The Teaching, Training, and Careers Committee of the American Psychology – Law Society (AP-LS: Division 41 of the American Psychological Association) has compiled information about the types of careers that are available to those interested in psychology and law. This article summarizes the types of subspecialties available to those interested in careers in psychology and law.

Overview of Psychology and Law

The field of psychology and law involves the application of scientific and professional aspects of psychology to questions and issues relating to law and the legal system. There are a number of specialties that psychologists may pursue within the larger area of psychology and law. This field encompasses contributions made in a number of different areas–research, clinical practice, public policy, and teaching/training among them–from a variety of orientations within the field of psychology, such as developmental, social, cognitive, and clinical.

While mental health professionals and behavioral scientists have been involved with the legal system in a variety of ways for many years, the decade of the 1970s witnessed the beginning of more formalized interactions, including the establishment of the first psychology-law program at the University of Nebraska at Lincoln, the formation of the American Psychology-Law Society (now Division 41 of the American Psychological Association), the initiation of an interdisciplinary journal (Law and Human Behavior) and a book series (Perspectives in Law & Psychology). Since then the field has grown steadily, with an increased number of pre-doctoral and post-doctoral training programs, more journals and books devoted to psychology and law, the development of a specialized set of ethical guidelines for forensic psychologists, a regular conference held every March in addition to the annual summer Convention of the American Psychological Association, the involvement of psychologists in filing amicus briefs before the U.S. Supreme Court on issues relevant to psychology and law, and the presentation of a regular workshop series in clinical-forensic psychology by the American Academy of Forensic Psychology.

Subspecialties in Psychology and Law

Clinical-forensic psychologists

Clinical forensic psychologists who are primarily interested in forensic practice may work in secure forensic units, community mental health centers providing specialized services, jails, prisons, court services units, specialized agencies, or in private practice conducting forensic assessment and treatment relevant to legal decision-making. They may also be involved in teaching, training, or supervision in a department of psychology, a medical school, a hospital, an interdisciplinary institute, or a clinic. Such professionals may also be involved in conducting research and scholarship in areas such as violence risk assessment, treatment needs and response, and decision-making strategies.

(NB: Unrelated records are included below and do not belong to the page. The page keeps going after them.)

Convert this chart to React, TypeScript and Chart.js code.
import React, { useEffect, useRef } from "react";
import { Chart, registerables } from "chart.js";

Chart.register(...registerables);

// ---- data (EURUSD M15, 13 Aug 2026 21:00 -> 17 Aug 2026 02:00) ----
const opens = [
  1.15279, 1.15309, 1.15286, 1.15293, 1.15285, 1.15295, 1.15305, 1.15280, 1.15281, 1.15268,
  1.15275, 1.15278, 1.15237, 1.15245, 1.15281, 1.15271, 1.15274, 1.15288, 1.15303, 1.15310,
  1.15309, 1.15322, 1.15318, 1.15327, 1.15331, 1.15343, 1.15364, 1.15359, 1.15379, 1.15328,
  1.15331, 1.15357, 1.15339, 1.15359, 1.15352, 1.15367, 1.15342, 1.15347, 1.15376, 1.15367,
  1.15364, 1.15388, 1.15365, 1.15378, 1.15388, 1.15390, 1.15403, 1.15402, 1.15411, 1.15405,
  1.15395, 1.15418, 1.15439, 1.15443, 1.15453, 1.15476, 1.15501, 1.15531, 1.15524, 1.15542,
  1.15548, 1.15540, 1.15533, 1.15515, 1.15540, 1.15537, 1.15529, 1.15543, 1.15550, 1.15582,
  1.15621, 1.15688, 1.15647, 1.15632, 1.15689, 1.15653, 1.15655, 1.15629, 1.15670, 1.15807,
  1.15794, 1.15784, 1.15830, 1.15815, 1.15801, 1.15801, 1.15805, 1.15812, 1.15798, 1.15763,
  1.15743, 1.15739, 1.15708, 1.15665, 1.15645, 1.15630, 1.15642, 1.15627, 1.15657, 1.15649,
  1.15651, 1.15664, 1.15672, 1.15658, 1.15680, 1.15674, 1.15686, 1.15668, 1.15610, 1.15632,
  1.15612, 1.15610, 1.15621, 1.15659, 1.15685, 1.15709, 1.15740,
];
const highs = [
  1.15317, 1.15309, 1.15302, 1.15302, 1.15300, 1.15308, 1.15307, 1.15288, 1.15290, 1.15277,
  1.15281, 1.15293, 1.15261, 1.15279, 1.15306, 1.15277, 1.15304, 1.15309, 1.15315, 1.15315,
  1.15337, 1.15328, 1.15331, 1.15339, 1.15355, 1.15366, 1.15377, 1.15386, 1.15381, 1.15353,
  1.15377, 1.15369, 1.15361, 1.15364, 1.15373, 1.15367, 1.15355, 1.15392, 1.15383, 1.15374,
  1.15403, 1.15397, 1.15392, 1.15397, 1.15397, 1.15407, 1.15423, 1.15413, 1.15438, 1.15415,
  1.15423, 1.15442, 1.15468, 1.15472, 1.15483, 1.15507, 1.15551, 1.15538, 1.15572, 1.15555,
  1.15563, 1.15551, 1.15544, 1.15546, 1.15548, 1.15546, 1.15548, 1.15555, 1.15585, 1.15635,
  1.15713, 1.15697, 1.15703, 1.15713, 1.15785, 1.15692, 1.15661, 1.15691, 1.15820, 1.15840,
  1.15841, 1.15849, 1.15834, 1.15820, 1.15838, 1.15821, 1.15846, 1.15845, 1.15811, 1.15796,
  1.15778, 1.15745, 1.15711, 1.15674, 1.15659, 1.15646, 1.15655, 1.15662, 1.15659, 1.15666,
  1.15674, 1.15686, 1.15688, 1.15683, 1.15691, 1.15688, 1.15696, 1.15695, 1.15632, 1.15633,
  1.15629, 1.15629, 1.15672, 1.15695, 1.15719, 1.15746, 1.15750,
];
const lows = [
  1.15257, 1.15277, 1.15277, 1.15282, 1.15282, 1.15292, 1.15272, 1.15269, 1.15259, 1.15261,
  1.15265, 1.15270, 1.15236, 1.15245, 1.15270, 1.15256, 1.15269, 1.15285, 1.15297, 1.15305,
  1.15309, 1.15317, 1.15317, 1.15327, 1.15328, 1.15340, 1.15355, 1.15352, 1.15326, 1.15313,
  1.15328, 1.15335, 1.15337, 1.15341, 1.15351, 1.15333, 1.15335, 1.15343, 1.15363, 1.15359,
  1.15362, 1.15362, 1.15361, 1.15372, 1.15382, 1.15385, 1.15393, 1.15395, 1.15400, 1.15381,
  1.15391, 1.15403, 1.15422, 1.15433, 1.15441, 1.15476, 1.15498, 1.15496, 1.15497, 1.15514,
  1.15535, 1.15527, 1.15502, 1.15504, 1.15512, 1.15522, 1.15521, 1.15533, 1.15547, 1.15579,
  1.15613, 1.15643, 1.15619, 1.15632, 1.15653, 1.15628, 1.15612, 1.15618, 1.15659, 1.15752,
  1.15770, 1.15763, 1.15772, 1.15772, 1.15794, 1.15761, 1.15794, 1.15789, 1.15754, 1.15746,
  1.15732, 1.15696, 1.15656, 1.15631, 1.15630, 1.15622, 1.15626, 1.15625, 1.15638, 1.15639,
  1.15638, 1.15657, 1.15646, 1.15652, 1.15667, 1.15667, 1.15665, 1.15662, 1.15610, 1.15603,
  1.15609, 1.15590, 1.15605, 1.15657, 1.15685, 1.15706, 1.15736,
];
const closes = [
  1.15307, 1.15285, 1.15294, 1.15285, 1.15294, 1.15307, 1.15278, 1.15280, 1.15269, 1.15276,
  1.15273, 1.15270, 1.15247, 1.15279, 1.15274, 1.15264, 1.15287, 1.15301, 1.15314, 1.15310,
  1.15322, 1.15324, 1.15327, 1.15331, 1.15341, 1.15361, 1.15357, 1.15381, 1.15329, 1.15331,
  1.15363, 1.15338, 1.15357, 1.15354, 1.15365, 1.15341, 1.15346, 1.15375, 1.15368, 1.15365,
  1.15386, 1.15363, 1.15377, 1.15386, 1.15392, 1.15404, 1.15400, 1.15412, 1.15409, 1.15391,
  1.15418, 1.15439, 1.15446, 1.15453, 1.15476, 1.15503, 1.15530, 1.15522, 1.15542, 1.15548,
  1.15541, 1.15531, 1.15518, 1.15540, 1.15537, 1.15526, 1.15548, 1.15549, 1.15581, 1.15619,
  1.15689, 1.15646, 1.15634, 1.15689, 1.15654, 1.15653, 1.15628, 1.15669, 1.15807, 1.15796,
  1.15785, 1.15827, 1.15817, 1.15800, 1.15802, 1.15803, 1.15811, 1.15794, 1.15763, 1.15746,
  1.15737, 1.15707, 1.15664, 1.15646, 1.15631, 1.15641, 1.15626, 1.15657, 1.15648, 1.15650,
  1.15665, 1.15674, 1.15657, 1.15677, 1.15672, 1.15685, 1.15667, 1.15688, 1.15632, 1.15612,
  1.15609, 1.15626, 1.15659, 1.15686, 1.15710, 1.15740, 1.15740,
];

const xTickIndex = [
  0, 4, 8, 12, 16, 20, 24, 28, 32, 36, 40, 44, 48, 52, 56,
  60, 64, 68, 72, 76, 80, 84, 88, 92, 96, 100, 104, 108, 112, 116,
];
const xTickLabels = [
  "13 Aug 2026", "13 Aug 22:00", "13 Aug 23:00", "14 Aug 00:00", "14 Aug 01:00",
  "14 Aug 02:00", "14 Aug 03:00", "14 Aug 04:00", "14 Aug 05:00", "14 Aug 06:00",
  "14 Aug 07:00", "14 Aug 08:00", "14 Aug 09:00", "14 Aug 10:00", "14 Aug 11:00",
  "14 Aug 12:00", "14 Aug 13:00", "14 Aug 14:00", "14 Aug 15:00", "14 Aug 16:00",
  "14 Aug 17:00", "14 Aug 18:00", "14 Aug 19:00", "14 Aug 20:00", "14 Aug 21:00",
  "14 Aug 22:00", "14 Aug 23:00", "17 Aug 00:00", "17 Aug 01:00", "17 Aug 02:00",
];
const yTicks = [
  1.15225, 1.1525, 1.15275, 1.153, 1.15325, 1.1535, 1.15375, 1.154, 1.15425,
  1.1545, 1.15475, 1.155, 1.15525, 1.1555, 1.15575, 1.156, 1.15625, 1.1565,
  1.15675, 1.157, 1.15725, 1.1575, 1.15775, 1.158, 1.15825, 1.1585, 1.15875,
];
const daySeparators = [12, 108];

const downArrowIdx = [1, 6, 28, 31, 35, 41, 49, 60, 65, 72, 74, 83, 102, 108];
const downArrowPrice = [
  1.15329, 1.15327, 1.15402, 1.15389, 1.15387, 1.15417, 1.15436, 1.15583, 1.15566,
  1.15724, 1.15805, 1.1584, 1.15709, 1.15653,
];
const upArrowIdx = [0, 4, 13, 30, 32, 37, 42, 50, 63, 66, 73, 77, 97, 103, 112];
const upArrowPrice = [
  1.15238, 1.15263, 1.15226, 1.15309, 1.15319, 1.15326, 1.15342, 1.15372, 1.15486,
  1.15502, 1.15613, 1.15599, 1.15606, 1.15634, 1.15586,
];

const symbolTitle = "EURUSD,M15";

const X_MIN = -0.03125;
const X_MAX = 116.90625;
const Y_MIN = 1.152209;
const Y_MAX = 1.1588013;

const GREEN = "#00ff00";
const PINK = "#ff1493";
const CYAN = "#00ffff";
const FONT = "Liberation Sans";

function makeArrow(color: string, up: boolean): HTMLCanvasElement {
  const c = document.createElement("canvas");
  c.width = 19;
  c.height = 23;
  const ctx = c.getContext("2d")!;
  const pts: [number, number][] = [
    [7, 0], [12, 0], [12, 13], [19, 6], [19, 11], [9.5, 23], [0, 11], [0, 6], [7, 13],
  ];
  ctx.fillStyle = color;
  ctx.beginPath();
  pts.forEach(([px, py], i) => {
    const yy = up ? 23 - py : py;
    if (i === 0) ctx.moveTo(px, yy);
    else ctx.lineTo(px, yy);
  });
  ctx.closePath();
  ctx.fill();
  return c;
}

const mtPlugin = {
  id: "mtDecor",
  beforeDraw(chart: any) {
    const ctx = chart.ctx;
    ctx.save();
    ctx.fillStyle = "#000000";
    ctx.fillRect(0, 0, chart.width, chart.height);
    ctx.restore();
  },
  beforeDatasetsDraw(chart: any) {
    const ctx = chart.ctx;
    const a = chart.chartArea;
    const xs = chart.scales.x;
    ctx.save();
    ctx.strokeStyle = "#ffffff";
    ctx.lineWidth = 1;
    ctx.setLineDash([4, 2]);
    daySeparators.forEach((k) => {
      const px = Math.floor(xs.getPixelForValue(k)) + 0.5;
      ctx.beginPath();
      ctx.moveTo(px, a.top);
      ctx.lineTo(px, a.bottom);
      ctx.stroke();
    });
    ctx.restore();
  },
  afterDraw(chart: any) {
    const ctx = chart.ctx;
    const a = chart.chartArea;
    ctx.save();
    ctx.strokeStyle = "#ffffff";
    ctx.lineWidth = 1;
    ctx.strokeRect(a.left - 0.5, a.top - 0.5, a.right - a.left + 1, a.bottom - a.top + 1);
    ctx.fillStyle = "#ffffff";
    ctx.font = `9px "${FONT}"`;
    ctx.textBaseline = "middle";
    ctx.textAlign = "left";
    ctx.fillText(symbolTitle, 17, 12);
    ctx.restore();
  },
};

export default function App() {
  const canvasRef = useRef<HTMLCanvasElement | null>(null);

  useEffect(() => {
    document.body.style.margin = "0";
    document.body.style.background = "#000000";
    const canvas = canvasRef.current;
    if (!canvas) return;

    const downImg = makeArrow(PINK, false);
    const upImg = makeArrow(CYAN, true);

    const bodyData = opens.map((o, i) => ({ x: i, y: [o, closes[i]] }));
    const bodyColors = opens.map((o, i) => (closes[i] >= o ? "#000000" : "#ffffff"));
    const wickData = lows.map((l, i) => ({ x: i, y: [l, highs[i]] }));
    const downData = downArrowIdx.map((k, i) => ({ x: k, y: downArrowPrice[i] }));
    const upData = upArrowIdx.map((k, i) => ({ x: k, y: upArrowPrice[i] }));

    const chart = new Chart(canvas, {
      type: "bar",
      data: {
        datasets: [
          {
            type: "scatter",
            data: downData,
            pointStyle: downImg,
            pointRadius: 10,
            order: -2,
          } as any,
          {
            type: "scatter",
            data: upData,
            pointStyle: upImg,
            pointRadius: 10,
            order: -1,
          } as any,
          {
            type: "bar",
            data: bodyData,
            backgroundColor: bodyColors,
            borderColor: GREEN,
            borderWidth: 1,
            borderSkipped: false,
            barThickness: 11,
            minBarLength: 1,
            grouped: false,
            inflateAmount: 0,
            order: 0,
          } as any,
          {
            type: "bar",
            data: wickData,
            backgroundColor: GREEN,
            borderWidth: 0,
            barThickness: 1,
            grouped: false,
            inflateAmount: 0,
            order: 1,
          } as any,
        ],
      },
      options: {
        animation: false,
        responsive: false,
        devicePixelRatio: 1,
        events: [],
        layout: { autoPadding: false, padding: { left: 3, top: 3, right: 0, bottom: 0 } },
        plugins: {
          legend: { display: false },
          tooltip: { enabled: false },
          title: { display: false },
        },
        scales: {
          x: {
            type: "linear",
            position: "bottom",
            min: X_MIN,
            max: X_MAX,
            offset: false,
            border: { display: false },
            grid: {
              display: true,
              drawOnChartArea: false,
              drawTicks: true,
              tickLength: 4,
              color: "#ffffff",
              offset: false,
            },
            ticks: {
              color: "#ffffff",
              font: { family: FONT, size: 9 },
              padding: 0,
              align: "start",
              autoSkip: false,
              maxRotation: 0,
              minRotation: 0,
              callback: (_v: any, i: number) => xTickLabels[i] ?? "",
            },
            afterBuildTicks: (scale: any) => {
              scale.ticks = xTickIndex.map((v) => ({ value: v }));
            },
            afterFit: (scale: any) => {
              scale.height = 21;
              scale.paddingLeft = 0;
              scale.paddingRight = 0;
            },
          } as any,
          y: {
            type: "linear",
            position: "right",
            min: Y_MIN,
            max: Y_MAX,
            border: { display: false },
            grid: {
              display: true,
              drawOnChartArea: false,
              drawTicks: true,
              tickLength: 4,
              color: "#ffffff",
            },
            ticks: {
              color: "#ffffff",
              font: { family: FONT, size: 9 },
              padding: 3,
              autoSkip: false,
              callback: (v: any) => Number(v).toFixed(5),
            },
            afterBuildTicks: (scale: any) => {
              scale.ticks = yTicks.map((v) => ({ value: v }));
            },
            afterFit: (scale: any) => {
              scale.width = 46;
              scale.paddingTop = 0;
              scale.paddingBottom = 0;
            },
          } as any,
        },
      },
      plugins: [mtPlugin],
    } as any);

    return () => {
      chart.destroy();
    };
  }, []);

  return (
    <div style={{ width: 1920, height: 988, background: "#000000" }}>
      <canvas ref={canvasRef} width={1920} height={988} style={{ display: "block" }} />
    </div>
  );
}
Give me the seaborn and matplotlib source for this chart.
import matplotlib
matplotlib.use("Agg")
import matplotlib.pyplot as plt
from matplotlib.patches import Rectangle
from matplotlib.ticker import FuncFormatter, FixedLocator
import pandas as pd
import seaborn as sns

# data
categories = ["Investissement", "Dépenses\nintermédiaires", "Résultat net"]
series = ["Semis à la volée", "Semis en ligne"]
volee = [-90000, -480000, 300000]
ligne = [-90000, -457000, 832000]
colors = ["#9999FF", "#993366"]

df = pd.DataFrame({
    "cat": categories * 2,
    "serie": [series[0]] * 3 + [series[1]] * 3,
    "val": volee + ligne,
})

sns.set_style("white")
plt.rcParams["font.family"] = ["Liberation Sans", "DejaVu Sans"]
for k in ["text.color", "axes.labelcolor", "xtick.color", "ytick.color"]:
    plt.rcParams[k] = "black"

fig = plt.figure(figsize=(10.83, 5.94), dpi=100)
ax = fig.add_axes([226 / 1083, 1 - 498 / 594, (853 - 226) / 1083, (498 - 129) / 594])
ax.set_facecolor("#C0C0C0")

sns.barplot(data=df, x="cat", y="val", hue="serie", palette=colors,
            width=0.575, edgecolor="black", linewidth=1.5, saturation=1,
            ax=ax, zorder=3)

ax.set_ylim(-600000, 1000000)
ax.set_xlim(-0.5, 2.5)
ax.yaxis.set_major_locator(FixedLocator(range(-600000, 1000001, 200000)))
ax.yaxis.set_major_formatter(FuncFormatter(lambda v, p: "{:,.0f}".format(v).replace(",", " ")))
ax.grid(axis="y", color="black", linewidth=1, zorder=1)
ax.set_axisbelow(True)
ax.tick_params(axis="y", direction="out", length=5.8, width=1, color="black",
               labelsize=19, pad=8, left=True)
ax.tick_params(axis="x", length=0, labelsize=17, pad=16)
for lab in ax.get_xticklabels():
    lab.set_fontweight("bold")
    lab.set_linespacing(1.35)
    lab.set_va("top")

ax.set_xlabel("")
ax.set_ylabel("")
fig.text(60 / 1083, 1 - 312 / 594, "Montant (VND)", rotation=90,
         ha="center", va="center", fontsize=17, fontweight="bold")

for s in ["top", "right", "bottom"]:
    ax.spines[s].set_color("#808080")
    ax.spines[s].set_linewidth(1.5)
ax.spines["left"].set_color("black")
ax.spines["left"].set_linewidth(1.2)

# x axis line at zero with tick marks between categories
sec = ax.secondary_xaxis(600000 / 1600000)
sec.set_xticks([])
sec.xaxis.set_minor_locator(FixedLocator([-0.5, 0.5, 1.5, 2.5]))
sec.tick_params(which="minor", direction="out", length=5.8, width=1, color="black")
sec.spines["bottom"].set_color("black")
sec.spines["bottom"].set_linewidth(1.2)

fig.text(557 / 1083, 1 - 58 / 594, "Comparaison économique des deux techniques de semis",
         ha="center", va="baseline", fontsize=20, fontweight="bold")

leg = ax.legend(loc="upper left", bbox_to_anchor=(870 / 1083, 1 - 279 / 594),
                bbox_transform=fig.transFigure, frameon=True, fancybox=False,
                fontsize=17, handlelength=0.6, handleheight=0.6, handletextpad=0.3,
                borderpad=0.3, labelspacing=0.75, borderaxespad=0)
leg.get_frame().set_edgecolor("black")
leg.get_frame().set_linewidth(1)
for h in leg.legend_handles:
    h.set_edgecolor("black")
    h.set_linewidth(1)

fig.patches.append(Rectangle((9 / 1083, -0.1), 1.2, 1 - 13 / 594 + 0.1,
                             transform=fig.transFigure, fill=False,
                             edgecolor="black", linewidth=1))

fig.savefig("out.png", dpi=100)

Developmental psychologists

Developmental psychologistsalso tend to be based in academic, medical, and pro

fessional school settings. They often become involved in legally relevant research and consultation with children and adolescents. There are important questions regarding the testimony of children (accuracy and influences, for example), the knowledge and decision-making of adolescents involved in the juvenile justice system, and the needs of children and families involved in divorce or separation that are among the areas addressed by the research and consultation of developmental psychologists. In addition, such psychologists may become active in attempting to develop policy regarding children and families in the forms of federal and state legislation, or the implementation of such law on the community level.

Social psychologists

Social psychologists are more likely to work in academic positions, such as psychology departments, medical schools, schools of criminal justice, or research and policy institutes. Frequently such individuals are very active in research, graduate training, and undergraduate teaching. They may also be involved in consulting with attorneys, courts, and agencies on issues relevant to their research in legal areas; examples include witness credibility, jury selection, and decision-making influences. Some non-university-based social psychologists work as consultants on a full-time basis, providing services to trial attorneys, while others may be employed by state or federal agencies (e.g. corrections, mental health) to conduct relevant research.

Cognitive psychologists

Cognitive psychologists are trained primarily as researchers and teachers in the areas of human perception and memory, and tend to focus their research and consultation on such legally relevant questions as eyewitness identification, the accuracy of memory, and the detection of deception. Their employment settings are typically university-based. Their research can be extremely important when courts must weigh testimony about events that may have occurred months or even years ago. Providing the results of such research to courts and legislators by summarizing the “state of science” on a given question is a task of some cognitive psychologists. Recently, cognitive psychologists have begun to work with law enforcement agencies to develop investigative procedures to enhance the likelihood of accurate memory and testimony about crimes and accidents.

Community psychologists

Community psychologists are likely to work in academia as well as out in the community. Community positions include working in government agencies, non-profit agencies, foundations, and community-based advocacy and service settings. For community psychologists who conduct law-related research, activities can span the range of policy and law formulation, implementation, evaluation, and change. For example, they might design and evaluate juvenile delinquency prevention and treatment programs, research adolescents’ competence to participate in legal proceedings, investigate the impact of court involvement on the functioning of crime victims, or evaluate the effects of health care and welfare reform.

Finally, some psychologists receive more extensive training in law and obtain a JD (Juris Doctorate) or MLS (Master of Legal Studies) in addition to their training in psychology. Such individuals may become involved in legal scholarship in areas of law relevant to the behavioral sciences, and may work in law schools as well as in other academic or applied settings described above. In addition to law teaching and scholarship, such individuals may become involved in psychological research or practice (depending on their specialization within psychology), or legal practice as an attorney.